[AIM]
Copy the data below exactly, omitting any picture it contains.

§

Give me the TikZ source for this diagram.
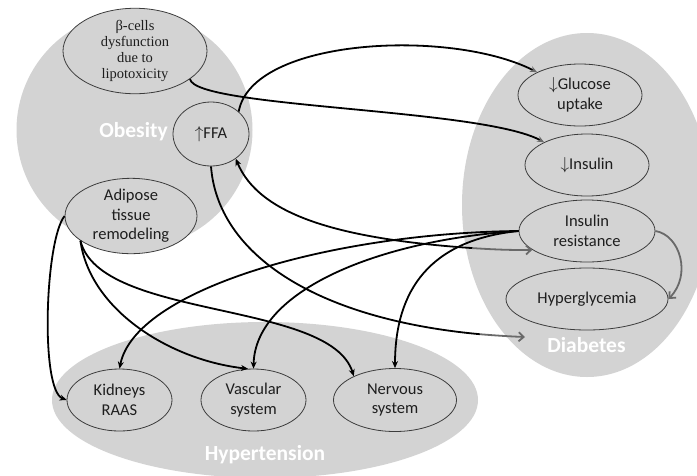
\documentclass[tikz,border=0pt]{standalone}
\usepackage{fontspec}
\setmainfont{Carlito}
\newfontfamily\serifb{Liberation Serif}
\usetikzlibrary{arrows.meta,shapes.geometric}
\definecolor{regiongray}{RGB}{211,211,211}
\definecolor{arrowgray}{RGB}{105,105,105}
\definecolor{edgedark}{RGB}{60,60,60}
\definecolor{textdark}{RGB}{30,30,30}
\begin{document}
\begin{tikzpicture}[x=1pt,y=-1pt,
  item/.style={ellipse,draw=edgedark,line width=0.8pt,fill=regiongray,inner sep=0pt,align=center,
    font=\fontsize{16.5}{19.5}\selectfont,text=textdark},
  regionlabel/.style={text=white,font=\fontsize{21.5}{24}\selectfont\bfseries,inner sep=0pt},
  blk/.style={line width=1.8pt,draw=black},
  grayline/.style={line width=1.8pt,draw=arrowgray},
  tipblack/.style={-{Stealth[length=7pt,width=6pt]}},
  tipgray/.style={-{Stealth[length=7pt,width=6pt,color=arrowgray]}},
  barbgray/.style={-{Straight Barb[length=5pt,width=9pt,color=arrowgray]}}
]
\useasboundingbox (0,0) rectangle (697,475);
\clip (0,0) rectangle (697,475);
% regions
\fill[regiongray] (134.5,130) circle [radius=118pt];
\fill[regiongray] (587,205) ellipse [x radius=125pt,y radius=172pt];
\fill[regiongray] (265,400) ellipse [x radius=213pt,y radius=78pt];
\node[regionlabel,anchor=base] (lobes) at (133.5,137) {Obesity};
\node[regionlabel,anchor=base] (ldiab) at (586.5,352) {Diabetes};
\node[regionlabel,anchor=base] (lhyp) at (265,460) {Hypertension};
% nodes
\node[item,font=\serifb\fontsize{14.5}{15.7}\selectfont,minimum width=144pt,minimum height=72pt] (beta) at (135,51) {β-cells\\dysfunction\\due to\\lipotoxicity};
\node[item,minimum width=76pt,minimum height=64pt] (ffa) at (211,134) {$\uparrow$FFA};
\node[item,minimum width=132pt,minimum height=62pt] (adip) at (131,216) {Adipose\\tissue\\remodeling};
\node[item,minimum width=124pt,minimum height=62pt] (gluc) at (580,95) {$\downarrow$Glucose\\uptake};
\node[item,minimum width=124pt,minimum height=62pt] (ins) at (587,165) {$\downarrow$Insulin};
\node[item,minimum width=136pt,minimum height=62pt] (ir) at (587,231) {Insulin\\resistance};
\node[item,minimum width=162pt,minimum height=62pt] (hyper) at (587,299) {Hyperglycemia};
\node[item,minimum width=105pt,minimum height=62pt] (kid) at (119.5,400) {Kidneys\\RAAS};
\node[item,minimum width=105pt,minimum height=62pt] (vas) at (253.5,400) {Vascular\\system};
\node[item,minimum width=123pt,minimum height=63pt] (nerv) at (395,400) {Nervous\\system};
% connectors
\draw[blk,tipgray] (ffa.39) .. controls (252,38) and (450,28) .. (gluc.152);
\draw[blk,tipgray] (beta.-27) .. controls (195,108) and (480,108) .. (ins.152);
\coordinate (s3) at (472.5,248.1);
\draw[blk,{Stealth[length=7pt,width=6pt]}-] (ffa.-45) .. controls (259,214.6) and (337.5,238.9) .. (s3);
\draw[grayline,barbgray] (s3) .. controls (490.9,249.3) and (510.5,250.3) .. (ir.199);
\coordinate (dend) at (525,337);
\coordinate (s4) at (479.8,334.2);
\draw[blk] (ffa.south) .. controls (217.5,252.6) and (312.7,318.7) .. (s4);
\draw[grayline,barbgray] (s4) .. controls (494.3,335.4) and (509.4,336.4) .. (dend);
\draw[grayline,barbgray] (ir.east) .. controls (680,235) and (692,275) .. (hyper.east);
\draw[blk,tipblack] (ir.west) .. controls (330,233) and (135,290) .. (kid.north);
\draw[blk,tipblack] (ir.west) .. controls (380,240) and (255,290) .. (vas.north);
\draw[blk,tipblack] (ir.west) .. controls (430,240) and (395,290) .. (nerv.north);
\draw[blk,tipblack] (adip.west) .. controls (45,240) and (40,390) .. (kid.west);
\draw[blk,tipblack] (adip.206) .. controls (90,310) and (170,360) .. (vas.100);
\draw[blk,tipblack] (adip.206) .. controls (100,320) and (330,300) .. (nerv.150);
\end{tikzpicture}
\end{document}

§

[RESULT]
Give me the TikZ source for this diagram.
\documentclass[tikz,border=0pt]{standalone}
\usepackage{fontspec}
\setmainfont{Carlito}
\newfontfamily\serifb{Liberation Serif}
\usetikzlibrary{arrows.meta,shapes.geometric}
\definecolor{regiongray}{RGB}{211,211,211}
\definecolor{arrowgray}{RGB}{105,105,105}
\definecolor{edgedark}{RGB}{60,60,60}
\definecolor{textdark}{RGB}{30,30,30}
\begin{document}
\begin{tikzpicture}[x=1pt,y=-1pt,
  item/.style={ellipse,draw=edgedark,line width=0.8pt,fill=regiongray,inner sep=0pt,align=center,
    font=\fontsize{16.5}{19.5}\selectfont,text=textdark},
  regionlabel/.style={text=white,font=\fontsize{21.5}{24}\selectfont\bfseries,inner sep=0pt},
  blk/.style={line width=1.8pt,draw=black},
  grayline/.style={line width=1.8pt,draw=arrowgray},
  tipblack/.style={-{Stealth[length=7pt,width=6pt]}},
  tipgray/.style={-{Stealth[length=7pt,width=6pt,color=arrowgray]}},
  barbgray/.style={-{Straight Barb[length=5pt,width=9pt,color=arrowgray]}}
]
\useasboundingbox (0,0) rectangle (697,475);
\clip (0,0) rectangle (697,475);
% regions
\fill[regiongray] (134.5,130) circle [radius=118pt];
\fill[regiongray] (587,205) ellipse [x radius=125pt,y radius=172pt];
\fill[regiongray] (265,400) ellipse [x radius=213pt,y radius=78pt];
\node[regionlabel,anchor=base] (lobes) at (133.5,137) {Obesity};
\node[regionlabel,anchor=base] (ldiab) at (586.5,352) {Diabetes};
\node[regionlabel,anchor=base] (lhyp) at (265,460) {Hypertension};
% nodes
\node[item,font=\serifb\fontsize{14.5}{15.7}\selectfont,minimum width=144pt,minimum height=72pt] (beta) at (135,51) {β-cells\\dysfunction\\due to\\lipotoxicity};
\node[item,minimum width=76pt,minimum height=64pt] (ffa) at (211,134) {$\uparrow$FFA};
\node[item,minimum width=132pt,minimum height=62pt] (adip) at (131,216) {Adipose\\tissue\\remodeling};
\node[item,minimum width=124pt,minimum height=62pt] (gluc) at (580,95) {$\downarrow$Glucose\\uptake};
\node[item,minimum width=124pt,minimum height=62pt] (ins) at (587,165) {$\downarrow$Insulin};
\node[item,minimum width=136pt,minimum height=62pt] (ir) at (587,231) {Insulin\\resistance};
\node[item,minimum width=162pt,minimum height=62pt] (hyper) at (587,299) {Hyperglycemia};
\node[item,minimum width=105pt,minimum height=62pt] (kid) at (119.5,400) {Kidneys\\RAAS};
\node[item,minimum width=105pt,minimum height=62pt] (vas) at (253.5,400) {Vascular\\system};
\node[item,minimum width=123pt,minimum height=63pt] (nerv) at (395,400) {Nervous\\system};
% connectors
\draw[blk,tipgray] (ffa.39) .. controls (252,38) and (450,28) .. (gluc.152);
\draw[blk,tipgray] (beta.-27) .. controls (195,108) and (480,108) .. (ins.152);
\coordinate (s3) at (472.5,248.1);
\draw[blk,{Stealth[length=7pt,width=6pt]}-] (ffa.-45) .. controls (259,214.6) and (337.5,238.9) .. (s3);
\draw[grayline,barbgray] (s3) .. controls (490.9,249.3) and (510.5,250.3) .. (ir.199);
\coordinate (dend) at (525,337);
\coordinate (s4) at (479.8,334.2);
\draw[blk] (ffa.south) .. controls (217.5,252.6) and (312.7,318.7) .. (s4);
\draw[grayline,barbgray] (s4) .. controls (494.3,335.4) and (509.4,336.4) .. (dend);
\draw[grayline,barbgray] (ir.east) .. controls (680,235) and (692,275) .. (hyper.east);
\draw[blk,tipblack] (ir.west) .. controls (330,233) and (135,290) .. (kid.north);
\draw[blk,tipblack] (ir.west) .. controls (380,240) and (255,290) .. (vas.north);
\draw[blk,tipblack] (ir.west) .. controls (430,240) and (395,290) .. (nerv.north);
\draw[blk,tipblack] (adip.west) .. controls (45,240) and (40,390) .. (kid.west);
\draw[blk,tipblack] (adip.206) .. controls (90,310) and (170,360) .. (vas.100);
\draw[blk,tipblack] (adip.206) .. controls (100,320) and (330,300) .. (nerv.150);
\end{tikzpicture}
\end{document}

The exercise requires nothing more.